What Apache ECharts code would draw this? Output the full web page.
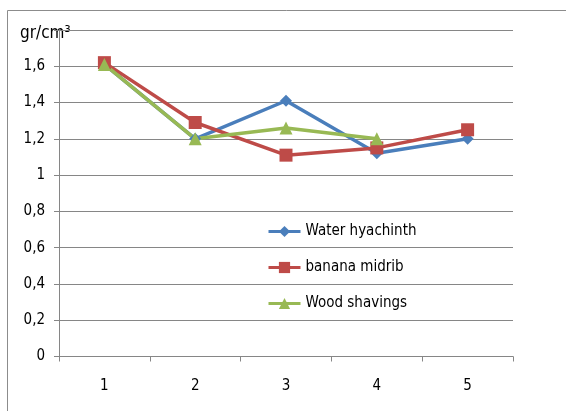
<!DOCTYPE html>
<html>
<head>
<meta charset="utf-8">
<script src="https://cdn.jsdelivr.net/npm/echarts@6/dist/echarts.min.js"></script>
<style>html,body{margin:0;padding:0;background:#fff}#c{width:566px;height:411px}</style>
</head>
<body>
<div id="c"></div>
<script>
const categories = ['1', '2', '3', '4', '5'];
const waterHyachinth = [1.61, 1.20, 1.41, 1.12, 1.20];
const bananaMidrib = [1.62, 1.29, 1.11, 1.15, 1.25];
const woodShavings = [1.61, 1.20, 1.26, 1.20, null];
const seriesNames = ['Water hyachinth', 'banana midrib', 'Wood shavings'];
const yTitle = 'gr/cm³';

const font = "'DejaVu Sans Condensed', 'Liberation Sans', sans-serif";
const chart = echarts.init(document.getElementById('c'), null, {renderer: 'canvas'});
function mk(name, data, color, symbol, size) {
  return {
    name, type: 'line', data, color, symbol, symbolSize: size,
    connectNulls: false,
    lineStyle: {width: 3.5, color},
    itemStyle: {color},
    z: 3
  };
}
chart.setOption({
  animation: false,
  backgroundColor: '#fff',
  graphic: [
    {type: 'line', shape: {x1: 7.5, y1: 10.5, x2: 566, y2: 10.5}, style: {stroke: '#8c8c8c', lineWidth: 1}},
    {type: 'line', shape: {x1: 7.5, y1: 10.5, x2: 7.5, y2: 411}, style: {stroke: '#8c8c8c', lineWidth: 1}},
    {type: 'text', left: 20, top: 25, style: {text: yTitle, font: "17px " + font, fill: '#000'}}
  ],
  grid: {left: 59, right: 53, top: 30, bottom: 54.5, containLabel: false},
  legend: {
    orient: 'vertical', left: 262, top: 219, itemGap: 21, itemWidth: 32, itemHeight: 14,
    lineStyle: {width: 3},
    textStyle: {fontFamily: font, fontSize: 15, color: '#000'},
    data: seriesNames
  },
  xAxis: {
    type: 'category', data: categories, boundaryGap: true,
    axisLine: {lineStyle: {color: '#868686'}},
    axisTick: {show: true, alignWithLabel: false, length: 5, lineStyle: {color: '#868686'}},
    axisLabel: {fontFamily: font, fontSize: 15, color: '#000', margin: 22}
  },
  yAxis: {
    type: 'value', min: 0, max: 1.8, interval: 0.2,
    axisLine: {show: true, lineStyle: {color: '#868686'}},
    axisTick: {show: true, length: 5, lineStyle: {color: '#868686'}},
    splitLine: {lineStyle: {color: '#868686'}},
    axisLabel: {
      fontFamily: font, fontSize: 15, color: '#000', margin: 14,
      formatter: v => (Math.abs(v - 1.8) < 1e-6) ? '' : String(+v.toFixed(1)).replace('.', ',')
    }
  },
  series: [
    mk(seriesNames[0], waterHyachinth, '#4a7ebb', 'diamond', 12),
    mk(seriesNames[1], bananaMidrib, '#be4b48', 'rect', 13),
    mk(seriesNames[2], woodShavings, '#98b954', 'triangle', 13)
  ]
});
</script>
</body>
</html>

= = = = = = =

= WHAT NEEDS TO BE DONE =
Your task is to return the lines above, from the first one up to and including the line containing "const yTitle = 'gr/cm³';", minus any pictures.

= RESPONSE TO THE EXERCISE =
What Apache ECharts code would draw this? Output the full web page.
<!DOCTYPE html>
<html>
<head>
<meta charset="utf-8">
<script src="https://cdn.jsdelivr.net/npm/echarts@6/dist/echarts.min.js"></script>
<style>html,body{margin:0;padding:0;background:#fff}#c{width:566px;height:411px}</style>
</head>
<body>
<div id="c"></div>
<script>
const categories = ['1', '2', '3', '4', '5'];
const waterHyachinth = [1.61, 1.20, 1.41, 1.12, 1.20];
const bananaMidrib = [1.62, 1.29, 1.11, 1.15, 1.25];
const woodShavings = [1.61, 1.20, 1.26, 1.20, null];
const seriesNames = ['Water hyachinth', 'banana midrib', 'Wood shavings'];
const yTitle = 'gr/cm³';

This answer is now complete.